Incidentally, it was at this time that Brian Ross's tank was hit and set on fire. I was in the Honey troop and ran the few yards to Brian's Sherman and jumped on to the hull as his head and shoulders appeared out of the hatch in the turret.I thrust my hands under his armpits and dragged him bodly out and got him onto the ground as the MO came over.
Poor Brian had burns and was partially blinded.
He eventually recovered from his burns in hospital, but never fully regained his sight, and his eyes gave him trouble for the rest of his life.
We became close friends until he died a few years ago.
He always said that I saved his life and should have had a medal. Not true of course.
Brian also said afterwards, that if he had been an officer I had 'saved', I would almost certainly have got a medal.....and he's probably right!
Note. My Father finally added this incident after much encouragement by me and other members of our family. He has rather 'underplayed' the importance of his role in saving his comrade's life, and the bravery involved.

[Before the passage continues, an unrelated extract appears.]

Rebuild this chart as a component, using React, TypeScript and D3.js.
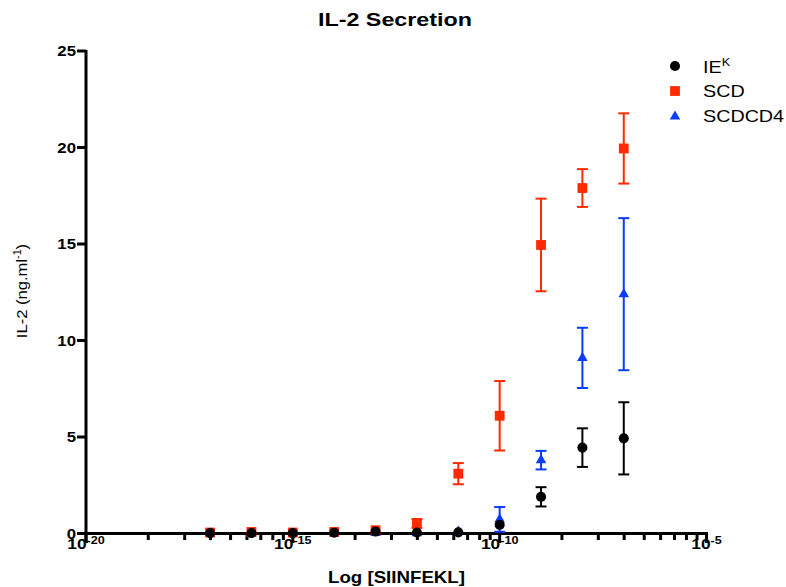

At any time that tank could have exploded in a ball of fire and although my father says he was the nearest, there were no others running in that direction, and I feel he is being more than humble in his telling of this incident.
Brian Ross' lifelong frienship and gratitude to my father tells a rather different story. I, as a small girl remember him coming to stay with our family and I remember him telling me that my father saved his life and if it were not for his bravery he would not be alive today.
Rina Gent January 13th 2011 Dad had his 89th birthday yesterday!